The Central Bank of Nigeria (CBN) has asked everyone involved in the foreign exchange (FX) market to turn in a compliance report showing how well they’re following the Nigeria FX Code by January 31, 2025. 

This move is part of the central bank's push to boost ethical standards, governance, and transparency in the FX market.

Market participants are required to conduct a self-assessment and submit a compliance report to the Central Bank of Nigeria (CBN) by January 31, 2025, as stated in the FX Code document released on Monday. This report must detail the institution's compliance level with the FX Code and be approved and signed by the Board, accompanied by extracts from the Board meeting.

 “Market Participants will be required to conduct a self-assessment and submit to the CBN a report on the institution’s level of compliance with the FX Code by January 31, 2025. All Market Participants will thereafter be required to submit to CBN a detailed compliance implementation plan that is approved and signed by its Board along with the extracts of the Board meeting.” 

The Nigeria FX Code, which kicks in on December 2, 2024, lays out best practices to create a fair and transparent FX market. It’s aimed at authorized dealers under the CBN Act 2007, the Bank and Other Financial Institutions Act 2020, and other entities involved in wholesale FX trading.

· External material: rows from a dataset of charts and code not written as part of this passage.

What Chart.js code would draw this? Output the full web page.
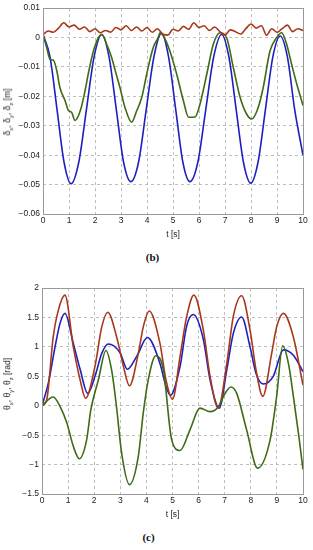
<!DOCTYPE html>
<html>
<head>
<meta charset="utf-8">
<script src="https://cdn.jsdelivr.net/npm/chart.js@4"></script>
<style>
  body { margin: 0; background: #fff; width: 313px; height: 550px; position: relative; overflow: hidden; }
  .box { position: absolute; left: 0; width: 313px; height: 240px; }
  .ylab { position: absolute; font: 8.5px "Liberation Sans", Arial, sans-serif; color: #222; white-space: nowrap;
          transform: translate(-50%, -50%) rotate(-90deg); }
  .ylab sub { font-size: 6px; }
  .cap { position: absolute; width: 313px; text-align: center; font: bold 11px "Liberation Serif", serif; color: #111; }
</style>
</head>
<body>
<div class="box" style="top:0"><canvas id="deltaChart"></canvas></div>
<div class="ylab" style="left:8px; top:112px">&delta;<sub>x</sub>, &delta;<sub>y</sub>, &delta;<sub>z</sub> [m]</div>
<div class="cap" style="top:251px; left:-4px">(b)</div>

<div class="box" style="top:280px"><canvas id="thetaChart"></canvas></div>
<div class="ylab" style="left:8px; top:384px">&theta;<sub>x</sub>, &theta;<sub>y</sub>, &theta;<sub>z</sub> [rad]</div>
<div class="cap" style="top:531px; left:-8px">(c)</div>

<script>
// x axis ticks, seconds
const timeTicks = [0, 1, 2, 3, 4, 5, 6, 7, 8, 9, 10];

// (b) displacement, metres -- [t, value] pairs
const deltaTicks = [0.01, 0, -0.01, -0.02, -0.03, -0.04, -0.05, -0.06];

const deltaBlue = [[0, 0.001], [0.27, -0.0066], [0.54, -0.0245], [0.81, -0.0424], [1.08, -0.0497],
  [1.375, -0.0424], [1.67, -0.0245], [1.965, -0.0066], [2.26, 0.001],
  [2.54, -0.0066], [2.82, -0.0245], [3.1, -0.0424], [3.38, -0.049],
  [3.675, -0.0424], [3.97, -0.0245], [4.265, -0.0066], [4.56, 0.0015],
  [4.83, -0.0066], [5.105, -0.0245], [5.38, -0.0424], [5.65, -0.049],
  [5.955, -0.0424], [6.26, -0.0245], [6.565, -0.0066], [6.87, 0.001],
  [7.15, -0.0066], [7.43, -0.0245], [7.71, -0.0424], [7.99, -0.0495],
  [8.27, -0.0424], [8.555, -0.0245], [8.84, -0.0066], [9.12, 0.0005],
  [9.4, -0.0066], [9.68, -0.0245], [10, -0.040]];

const deltaGreen = [[0, 0.001], [0.14, -0.0034], [0.27, -0.0074], [0.4, -0.0077], [0.53, -0.0113],
  [0.65, -0.017], [0.85, -0.0215], [0.98, -0.0248], [1.1, -0.0254], [1.23, -0.0282],
  [1.43, -0.025], [1.62, -0.018], [1.74, -0.0124], [1.94, -0.0046], [2.13, 0.0], [2.26, 0.001],
  [2.45, -0.0023], [2.64, -0.0068], [2.77, -0.011], [2.96, -0.017], [3.15, -0.0237], [3.41, -0.0288],
  [3.6, -0.025], [3.8, -0.0203], [3.99, -0.0124], [4.24, -0.0034], [4.43, 0.0], [4.5, 0.0016],
  [4.7, -0.0006], [4.88, -0.0046], [5.14, -0.0124], [5.4, -0.0215], [5.6, -0.0271], [5.85, -0.027],
  [6.04, -0.0226], [6.3, -0.0124], [6.55, -0.0023], [6.81, 0.0016], [7.06, 0.0], [7.32, -0.0102],
  [7.58, -0.0203], [7.83, -0.026], [8.03, -0.0277], [8.28, -0.0237], [8.47, -0.017], [8.73, -0.0046],
  [8.99, 0.0], [9.18, 0.0016], [9.37, -0.0023], [9.56, -0.009], [9.76, -0.0158], [10, -0.0231]];

const deltaRed = [[0, 0.0010], [0.2, 0.0022], [0.4, 0.0018], [0.6, 0.0032], [0.8, 0.0050], [1.0, 0.0036],
  [1.2, 0.0042], [1.4, 0.0028], [1.6, 0.0036], [1.8, 0.0020], [2.0, 0.0030], [2.2, 0.0016],
  [2.4, 0.0024], [2.6, 0.0018], [2.8, 0.0034], [3.0, 0.0026], [3.2, 0.0040], [3.4, 0.0024],
  [3.6, 0.0036], [3.8, 0.0022], [4.0, 0.0034], [4.2, 0.0018], [4.4, 0.0030], [4.6, 0.0012],
  [4.8, 0.0008], [5.0, 0.0028], [5.2, 0.0022], [5.4, 0.0038], [5.6, 0.0028], [5.8, 0.0050],
  [6.0, 0.0034], [6.2, 0.0040], [6.4, 0.0024], [6.6, 0.0036], [6.8, 0.0020], [7.0, 0.0008],
  [7.2, 0.0026], [7.4, 0.0020], [7.6, 0.0012], [7.8, 0.0030], [8.0, 0.0046], [8.2, 0.0032],
  [8.4, 0.0040], [8.6, 0.0008], [8.8, 0.0030], [9.0, 0.0018], [9.2, 0.0030], [9.4, 0.0042],
  [9.6, 0.0020], [9.8, 0.0030], [10.0, 0.0024]];

// (c) rotation, radians
const thetaTicks = [2, 1.5, 1, 0.5, 0, -0.5, -1, -1.5];

const thetaRed = [[0, 0], [0.18, 0.1], [0.43, 1.17], [0.63, 1.63], [0.88, 1.88], [1.2, 1.0], [1.46, 0.44],
  [1.67, 0.13], [2.03, 0.67], [2.29, 1.34], [2.52, 1.59], [2.86, 1.17], [3.12, 0.67], [3.35, 0.34],
  [3.69, 0.89], [3.88, 1.34], [4.11, 1.61], [4.52, 1.06], [4.75, 0.44], [5.0, 0.11], [5.29, 0.84],
  [5.54, 1.51], [5.82, 1.88], [6.18, 1.29], [6.44, 0.5], [6.75, -0.04], [7.08, 0.72], [7.33, 1.52],
  [7.65, 1.87], [7.97, 1.29], [8.2, 0.61], [8.46, 0.16], [8.8, 0.89], [8.99, 1.34], [9.25, 1.57],
  [9.63, 1.17], [10, 0.35]];

const thetaBlue = [[0, 0], [0.24, 0.38], [0.5, 1.0], [0.69, 1.4], [0.88, 1.57], [1.2, 1.06], [1.46, 0.62],
  [1.75, 0.21], [2.03, 0.5], [2.29, 0.89], [2.54, 1.05], [2.99, 0.9], [3.27, 0.62], [3.63, 0.84],
  [4.04, 1.16], [4.52, 0.72], [4.75, 0.33], [4.92, 0.18], [5.29, 0.67], [5.54, 1.35], [5.8, 1.55],
  [6.18, 1.13], [6.44, 0.44], [6.79, -0.04], [7.08, 0.61], [7.33, 1.23], [7.65, 1.51], [7.97, 1.0],
  [8.2, 0.55], [8.48, 0.37], [8.86, 0.5], [9.25, 0.95], [9.63, 0.86], [10, 0.58]];

const thetaGreen = [[0, 0], [0.43, 0.15], [0.69, -0.01], [0.95, -0.29], [1.2, -0.69], [1.43, -0.9],
  [1.71, -0.58], [1.87, -0.07], [2.16, 0.44], [2.45, 0.94], [2.67, 0.6], [2.85, 0.0], [3.05, -0.8],
  [3.35, -1.34], [3.69, -0.86], [3.88, -0.12], [4.07, 0.44], [4.36, 0.85], [4.65, 0.61], [4.97, -0.58],
  [5.29, -0.76], [5.67, -0.41], [6.05, -0.04], [6.44, -0.1], [6.75, -0.02], [7.0, 0.2], [7.24, 0.32],
  [7.46, 0.21], [7.84, -0.41], [8.26, -1.06], [8.74, -0.58], [8.99, 0.16], [9.22, 1.02], [9.45, 0.7],
  [9.65, 0.1], [9.85, -0.55], [10, -1.08]];

const BLUE = '#1f1fc0', GREEN = '#3d6b16', RED = '#a8381c';
const tickFont = { family: '"Liberation Sans", Arial, sans-serif', size: 8.5 };

function toXY(pairs) { return pairs.map(p => ({ x: p[0], y: p[1] })); }
function fmt(v) {
  const r = Math.round(v * 1000) / 1000;
  return r < 0 ? '\u2212' + String(-r) : String(r);
}

// box round the plot area, like matlab
const frame = {
  id: 'frame',
  afterDraw(chart) {
    const a = chart.chartArea, c = chart.ctx;
    c.save();
    c.strokeStyle = '#999';
    c.lineWidth = 1;
    c.strokeRect(Math.round(a.left) + 0.5, Math.round(a.top) + 0.5, Math.round(a.width), Math.round(a.height));
    c.restore();
  }
};

function line(pairs, color) {
  return { data: toXY(pairs), borderColor: color, borderWidth: 1.6, pointRadius: 0,
           cubicInterpolationMode: 'monotone', fill: false };
}

function makeChart(id, datasets, yTicks, yMin, yMax, leftW, padTop) {
  return new Chart(document.getElementById(id), {
    type: 'line',
    data: { datasets },
    options: {
      responsive: true, maintainAspectRatio: false, animation: false,
      layout: { padding: { left: 0, right: 10, top: padTop, bottom: 0 } },
      plugins: { legend: { display: false }, tooltip: { enabled: false } },
      scales: {
        x: {
          type: 'linear', min: 0, max: 10,
          afterBuildTicks: s => { s.ticks = timeTicks.map(v => ({ value: v })); },
          afterFit: s => { s.height = 26; },
          grid: { color: '#bdbdbd', drawTicks: false },
          border: { display: false, dash: [3, 3] },
          ticks: { font: tickFont, color: '#222', padding: 2, maxRotation: 0, callback: v => fmt(v) },
          title: { display: true, text: 't [s]', font: tickFont, color: '#222', padding: { top: 0, bottom: 0 } }
        },
        y: {
          min: yMin, max: yMax,
          afterBuildTicks: s => { s.ticks = yTicks.map(v => ({ value: v })); },
          afterFit: s => { s.width = leftW; },
          grid: { color: '#bdbdbd', drawTicks: false },
          border: { display: false, dash: [3, 3] },
          ticks: { font: tickFont, color: '#222', padding: 3, callback: v => fmt(v) }
        }
      }
    },
    plugins: [frame]
  });
}

makeChart('deltaChart',
  [line(deltaRed, RED), line(deltaGreen, GREEN), line(deltaBlue, BLUE)],
  deltaTicks, -0.06, 0.01, 43, 7);

makeChart('thetaChart',
  [line(thetaGreen, GREEN), line(thetaRed, RED), line(thetaBlue, BLUE)],
  thetaTicks, -1.5, 2, 42, 8);
</script>
</body>
</html>
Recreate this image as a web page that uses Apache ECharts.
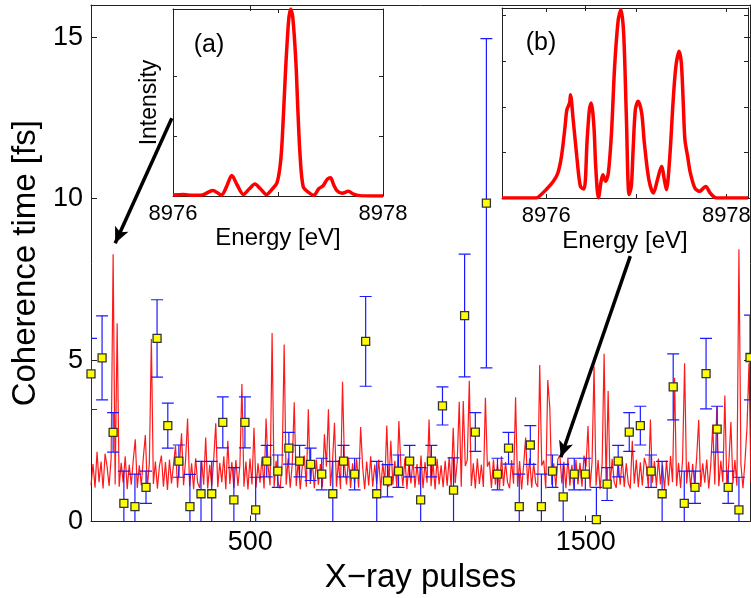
<!DOCTYPE html>
<html><head><meta charset="utf-8">
<script src="https://cdn.jsdelivr.net/npm/echarts@6/dist/echarts.min.js"></script>
<style>html,body{margin:0;padding:0;background:#fff}#c{width:751px;height:598px}</style>
</head><body><div id="c"></div>
<script>
// ---- main panel: per-bin coherence time with error bars ----
const pulseX = [25,58,91,123,156,189,222,254,287,320,353,385,418,451,484,516,549,582,615,647,680,713,746,778,811,844,877,909,942,975,1008,1040,1073,1106,1139,1171,1204,1237,1270,1302,1335,1368,1401,1433,1466,1499,1532,1564,1597,1630,1663,1695,1728,1761,1794,1826,1859,1892,1925,1957,1990];
const coherence = [4.57,5.07,2.76,0.56,0.46,1.06,5.67,2.97,1.87,0.46,0.86,0.86,3.07,0.67,3.07,0.36,1.87,1.56,2.27,1.87,1.77,1.47,0.86,1.87,1.47,5.58,0.86,1.26,1.56,1.87,0.67,1.87,3.58,0.97,6.38,2.77,9.86,1.47,2.27,0.46,2.37,0.46,1.56,0.76,1.47,1.47,0.06,1.16,1.87,2.77,2.97,1.56,0.86,4.17,0.56,1.06,4.58,2.86,1.06,0.36,5.08];
const coherenceErr = [1.10,1.30,0.61,1.00,1.01,0.50,1.20,0.70,0.50,1.00,1.00,1.00,0.79,1.00,0.79,1.01,0.49,0.50,0.49,0.49,0.50,0.49,1.00,0.49,0.49,1.39,1.00,0.50,0.50,0.49,1.00,0.49,0.59,1.00,1.90,0.60,5.10,0.49,0.49,1.01,0.60,1.01,0.50,1.01,0.49,0.49,1.00,0.51,0.49,0.60,0.60,0.50,1.00,1.02,1.00,0.50,1.09,0.71,0.50,1.01,1.31];

// ---- main panel: single-shot trace (pulse index grid: start + step*i) ----
const traceStart = 25;
const traceStep = 6;
const traceValues = [
1.12,1.78,1.05,2.16,1.22,1.86,1.02,2.10,1.70,1.10,
1.95,8.28,1.15,6.14,1.08,1.82,1.20,2.02,1.00,1.76,
1.14,1.90,2.55,1.04,1.74,1.12,1.98,2.68,1.06,1.80,
5.65,1.16,1.86,1.02,1.72,2.04,1.08,1.84,0.98,1.92,
1.18,1.76,2.35,1.05,1.85,2.73,1.12,1.90,3.19,1.09,
1.80,1.00,1.96,1.20,1.04,1.88,1.14,2.60,1.02,1.76,
1.10,1.94,3.04,1.06,1.82,1.22,2.02,1.00,2.50,1.16,
1.84,1.04,1.90,1.10,1.74,4.26,1.08,1.86,0.99,1.95,
1.15,2.90,1.05,1.80,1.20,2.00,1.02,3.19,1.72,1.12,
5.84,1.08,1.88,1.18,1.02,1.84,5.48,1.14,1.96,1.05,
1.78,3.69,1.10,1.90,1.00,1.72,2.04,1.08,3.48,1.16,
1.86,1.03,1.92,1.14,1.78,1.06,2.70,1.70,3.48,1.10,
1.82,3.06,1.08,1.90,1.01,4.33,1.74,1.15,1.98,1.04,
1.80,1.18,1.94,1.05,2.93,1.70,1.00,1.86,1.12,2.02,
1.08,1.76,1.16,1.92,0.99,1.82,1.20,2.97,1.07,2.50,
1.14,1.88,1.04,3.11,1.72,1.10,1.96,1.01,1.80,1.18,
1.92,1.05,1.78,1.13,2.04,1.03,1.84,1.20,3.16,1.09,
1.82,0.99,1.94,1.15,1.74,1.06,1.88,1.11,2.00,1.04,
2.90,1.19,1.86,3.71,1.08,3.73,1.72,1.90,4.36,1.10,
1.80,1.02,1.95,1.16,1.76,1.07,3.83,1.70,1.86,1.04,
1.92,1.14,1.78,1.00,2.02,1.10,1.84,1.22,1.03,1.90,
1.17,3.85,1.08,1.87,0.99,1.75,2.60,1.12,1.96,1.05,
1.82,1.19,1.07,4.85,1.73,1.89,1.02,4.38,3.53,1.13,
1.80,1.06,1.93,2.05,1.18,1.85,1.03,1.98,1.11,1.76,
1.01,1.91,1.15,1.82,1.08,2.04,1.70,2.96,1.05,1.84,
4.80,1.11,1.90,1.00,1.77,5.20,1.16,4.04,1.09,1.94,
1.22,1.04,1.86,1.14,2.00,1.07,1.80,1.19,1.02,2.50,
1.17,1.91,1.06,1.83,1.12,1.97,1.72,1.03,3.16,1.20,
1.87,1.08,1.95,1.15,1.76,1.00,1.89,1.11,2.03,1.22,
4.45,1.09,1.82,1.04,1.93,4.90,1.18,1.85,1.05,1.78,
1.13,1.98,3.15,1.07,1.80,1.20,1.92,1.02,1.75,3.00,
1.15,3.57,1.09,1.88,1.22,3.90,1.06,1.83,3.08,1.17,
1.90,1.11,8.43,1.76,1.03,1.86,2.90,4.90,1.20];

const mainXTicks = [500, 1500];
const mainYTicks = [0, 5, 10, 15];

// ---- inset (a) spectrum ----
const specAEnergy = [8976.00,8976.10,8976.18,8976.28,8976.38,8976.46,8976.51,8976.56,8976.61,8976.67,8976.73,8976.78,8976.83,8976.89,8976.95,8976.99,8977.02,8977.04,8977.07,8977.10,8977.12,8977.14,8977.17,8977.19,8977.21,8977.24,8977.29,8977.34,8977.39,8977.43,8977.47,8977.50,8977.53,8977.56,8977.61,8977.67,8977.72,8977.78,8977.90,8978.00];
const specAIntensity = [0.005,0.008,0.004,0.006,0.03,0.005,0.05,0.11,0.06,0.008,0.04,0.064,0.04,0.008,0.04,0.07,0.16,0.30,0.65,0.93,1.0,0.96,0.72,0.45,0.22,0.05,0.02,0.004,0.04,0.055,0.09,0.098,0.06,0.03,0.015,0.025,0.01,0.002,0.0,0.0];

// ---- inset (b) spectrum ----
const specBEnergy = [8975.51,8975.89,8975.93,8976.00,8976.08,8976.13,8976.17,8976.21,8976.23,8976.26,8976.27,8976.30,8976.34,8976.38,8976.42,8976.455,8976.48,8976.50,8976.53,8976.55,8976.58,8976.61,8976.63,8976.66,8976.69,8976.725,8976.76,8976.80,8976.83,8976.86,8976.89,8976.92,8976.945,8976.965,8976.99,8977.02,8977.06,8977.09,8977.14,8977.19,8977.235,8977.28,8977.315,8977.335,8977.37,8977.41,8977.44,8977.475,8977.50,8977.52,8977.54,8977.57,8977.60,8977.65,8977.70,8977.77,8977.82,8977.89,8978.24];
const specBIntensity = [0,0,0.012,0.044,0.088,0.132,0.219,0.377,0.465,0.50,0.544,0.412,0.219,0.061,0.047,0.307,0.465,0.50,0.377,0.166,0.0,0.088,0.123,0.088,0.132,0.342,0.693,0.938,0.991,0.868,0.43,0.018,0.061,0.254,0.465,0.509,0.447,0.289,0.096,0.026,0.096,0.166,0.088,0.044,0.202,0.517,0.693,0.772,0.711,0.517,0.307,0.219,0.132,0.053,0.035,0.061,0.026,0.0,0.0];

const insetXTicks = [8976, 8977, 8978];
const insetXLabels = [8976, 8978];
const insetAYTicks = [0.32, 0.64];
const insetBYTicks = [0.24, 0.48, 0.72, 0.96];

const FONT = '"Liberation Sans", Arial, Helvetica, sans-serif';
const AX = '#222';
const plain = function (v) { return String(v); };

function frameAxis(base, extra) {
  return Object.assign({
    type: 'value',
    axisLine: { show: true, onZero: false, lineStyle: { color: AX, width: 1 } },
    splitLine: { show: false },
    axisLabel: { show: false },
  }, base, extra);
}

const chart = echarts.init(document.getElementById('c'), null, { renderer: 'canvas' });

const option = {
  animation: false,
  textStyle: { fontFamily: FONT },
  grid: [
    { left: 91, top: 5, width: 659, height: 516.5, outerBoundsMode: 'none' },
    { left: 173, top: 9, width: 210, height: 187, show: true, backgroundColor: '#fff', borderWidth: 0, outerBoundsMode: 'none' },
    { left: 502, top: 8, width: 246, height: 190, show: true, backgroundColor: '#fff', borderWidth: 0, outerBoundsMode: 'none' }
  ],
  xAxis: [
    frameAxis({ gridIndex: 0, min: 25, max: 1990, position: 'bottom' }, {
      axisTick: { show: true, inside: true, length: 6, customValues: mainXTicks, lineStyle: { color: AX } },
      axisLabel: { show: true, customValues: mainXTicks, formatter: plain, fontSize: 27, color: '#000', margin: 8, fontFamily: FONT },
      name: 'X\u2212ray pulses', nameLocation: 'middle', nameGap: 31,
      nameTextStyle: { fontSize: 33, color: '#000', fontFamily: FONT }
    }),
    frameAxis({ gridIndex: 0, min: 25, max: 1990, position: 'top' }, {
      axisTick: { show: true, inside: true, length: 6, customValues: mainXTicks, lineStyle: { color: AX } }
    }),
    frameAxis({ gridIndex: 1, min: 8976, max: 8978, position: 'bottom' }, {
      axisTick: { show: true, inside: true, length: 4, customValues: insetXTicks, lineStyle: { color: AX } },
      axisLabel: { show: true, customValues: insetXLabels, formatter: plain, fontSize: 22, color: '#000', margin: 7, fontFamily: FONT },
      name: 'Energy [eV]', nameLocation: 'middle', nameGap: 29,
      nameTextStyle: { fontSize: 24, color: '#000', fontFamily: FONT }
    }),
    frameAxis({ gridIndex: 1, min: 8976, max: 8978, position: 'top' }, {
      axisTick: { show: true, inside: true, length: 4, customValues: insetXTicks, lineStyle: { color: AX } }
    }),
    frameAxis({ gridIndex: 2, min: 8975.51, max: 8978.24, position: 'bottom' }, {
      axisTick: { show: true, inside: true, length: 4, customValues: insetXTicks, lineStyle: { color: AX } },
      axisLabel: { show: true, customValues: insetXLabels, formatter: plain, fontSize: 22, color: '#000', margin: 7, fontFamily: FONT },
      name: 'Energy [eV]', nameLocation: 'middle', nameGap: 31,
      nameTextStyle: { fontSize: 24, color: '#000', fontFamily: FONT }
    }),
    frameAxis({ gridIndex: 2, min: 8975.51, max: 8978.24, position: 'top' }, {
      axisTick: { show: true, inside: true, length: 4, customValues: insetXTicks, lineStyle: { color: AX } }
    })
  ],
  yAxis: [
    frameAxis({ gridIndex: 0, min: 0, max: 16, position: 'left' }, {
      axisTick: { show: true, inside: true, length: 6, customValues: mainYTicks, lineStyle: { color: AX } },
      axisLabel: { show: true, customValues: mainYTicks, formatter: plain, fontSize: 27, color: '#000', margin: 8, fontFamily: FONT },
      name: 'Coherence time [fs]', nameLocation: 'middle', nameGap: 44, nameRotate: 90,
      nameTextStyle: { fontSize: 33, color: '#000', fontFamily: FONT }
    }),
    frameAxis({ gridIndex: 0, min: 0, max: 16, position: 'right' }, {
      axisTick: { show: true, inside: true, length: 6, customValues: mainYTicks, lineStyle: { color: AX } }
    }),
    frameAxis({ gridIndex: 1, min: 0, max: 1, position: 'left' }, {
      axisTick: { show: true, inside: true, length: 4, customValues: insetAYTicks, lineStyle: { color: AX } },
      name: 'Intensity', nameLocation: 'middle', nameGap: 12, nameRotate: 90,
      nameTextStyle: { fontSize: 23, color: '#000', fontFamily: FONT }
    }),
    frameAxis({ gridIndex: 1, min: 0, max: 1, position: 'right' }, {
      axisTick: { show: true, inside: true, length: 4, customValues: insetAYTicks, lineStyle: { color: AX } }
    }),
    frameAxis({ gridIndex: 2, min: 0, max: 1, position: 'left' }, {
      axisTick: { show: true, inside: true, length: 4, customValues: insetBYTicks, lineStyle: { color: AX } }
    }),
    frameAxis({ gridIndex: 2, min: 0, max: 1, position: 'right' }, {
      axisTick: { show: true, inside: true, length: 4, customValues: insetBYTicks, lineStyle: { color: AX } }
    })
  ],
  series: [
    {
      name: 'trace', type: 'line', xAxisIndex: 0, yAxisIndex: 0,
      data: traceValues.map((v, i) => [traceStart + traceStep * i, v]),
      showSymbol: false, symbol: 'none', sampling: null, clip: true,
      lineStyle: { color: '#ff0000', width: 1.2, opacity: 0.9 },
      silent: true, z: 2
    },
    {
      name: 'error', type: 'custom', xAxisIndex: 0, yAxisIndex: 0, clip: true, silent: true, z: 3,
      data: pulseX.map((x, i) => [x, coherence[i] - coherenceErr[i], coherence[i] + coherenceErr[i]]),
      encode: { x: 0, y: [1, 2] },
      renderItem: function (params, api) {
        const x = api.value(0);
        const lo = api.coord([x, api.value(1)]);
        const hi = api.coord([x, api.value(2)]);
        const w = 6;
        const style = { stroke: '#1a1aff', lineWidth: 1.2 };
        return {
          type: 'group', children: [
            { type: 'line', shape: { x1: lo[0], y1: lo[1], x2: hi[0], y2: hi[1] }, style: style },
            { type: 'line', shape: { x1: hi[0] - w, y1: hi[1], x2: hi[0] + w, y2: hi[1] }, style: style },
            { type: 'line', shape: { x1: lo[0] - w, y1: lo[1], x2: lo[0] + w, y2: lo[1] }, style: style }
          ]
        };
      }
    },
    {
      name: 'coherence', type: 'scatter', xAxisIndex: 0, yAxisIndex: 0, clip: false, silent: true, z: 4,
      data: pulseX.map((x, i) => [x, coherence[i]]),
      symbol: 'rect', symbolSize: 8,
      itemStyle: { color: '#ffff00', borderColor: '#333', borderWidth: 1.3, opacity: 1 },
      markLine: {
        silent: true, symbol: ['none', 'arrow'], symbolSize: [11, 16], precision: 4,
        lineStyle: { color: '#000', width: 3.5, type: 'solid' },
        label: { show: false }, emphasis: { disabled: true },
        data: [
          [{ coord: [266, 12.49] }, { coord: [97, 8.62] }],
          [{ coord: [1633, 8.22] }, { coord: [1426, 1.99] }]
        ]
      }
    },
    {
      name: 'spectrumA', type: 'line', xAxisIndex: 2, yAxisIndex: 2,
      data: specAEnergy.map((e, i) => [e, specAIntensity[i]]),
      showSymbol: false, symbol: 'none', smooth: 0.3, clip: true, silent: true, z: 5,
      lineStyle: { color: '#ff0000', width: 3.5 }
    },
    {
      name: 'spectrumB', type: 'line', xAxisIndex: 4, yAxisIndex: 4,
      data: specBEnergy.map((e, i) => [e, specBIntensity[i]]),
      showSymbol: false, symbol: 'none', smooth: 0.3, clip: true, silent: true, z: 5,
      lineStyle: { color: '#ff0000', width: 3.5 }
    }
  ],
  graphic: [
    { type: 'text', x: 209, y: 45, z: 100, style: { text: '(a)', font: '25px ' + FONT, fill: '#000', textAlign: 'center', textVerticalAlign: 'middle' } },
    { type: 'text', x: 541, y: 43, z: 100, style: { text: '(b)', font: '25px ' + FONT, fill: '#000', textAlign: 'center', textVerticalAlign: 'middle' } }
  ]
};
chart.setOption(option);
</script>
</body></html>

Compliance directive highlights

The CBN is asking market participants to carry out a self-assessment and submit a report that shows how they’re complying with the code. This report needs to be signed off by the board of directors and should include a plan to fix any compliance issues. They also have to provide minutes from the relevant board meetings to show that there’s proper oversight.

After the initial report, participants will need to file quarterly compliance reports with the CBN’s Financial Markets Department (FMD). These reports are due within 14 days after each quarter ends, with the first one expected by March 31, 2025.

Enforcement and penalties

As for enforcement and penalties, the CBN has set up strict measures, including fines as outlined in the CBN Act 2007 and BOFIA Act 2020. Those who don’t comply could face administrative penalties, highlighting how crucial it is to stick to the FX Code.

The Nigeria FX Code is based on the Global FX Code, blending international best practices with the specific needs of Nigeria’s foreign exchange market. It revolves around six main principles:

  • Ethics: Everyone involved should uphold high ethical standards and professionalism.
  • Governance: Organizations need to set up solid governance structures to oversee FX activities.
  • Execution: Careful handling of transactions is crucial for a fair and transparent market.
  • Information sharing: It's vital to maintain confidentiality and accuracy in all communications.
  • Risk management and compliance: Strong frameworks should be established to identify and manage risks effectively.
  • Confirmation and settlement: Smooth post-trade processes are key to ensuring transactions go off without a hitch.

Strengthening market integrity 

The CBN’s directive shows its dedication to building a more resilient and transparent FX market. The FX Code is designed to boost confidence among market players, making sure that transactions are competitively priced and meet global standards. Market participants are encouraged to align their practices with the FX Code principles to avoid penalties and help maintain the overall stability of Nigeria’s FX market.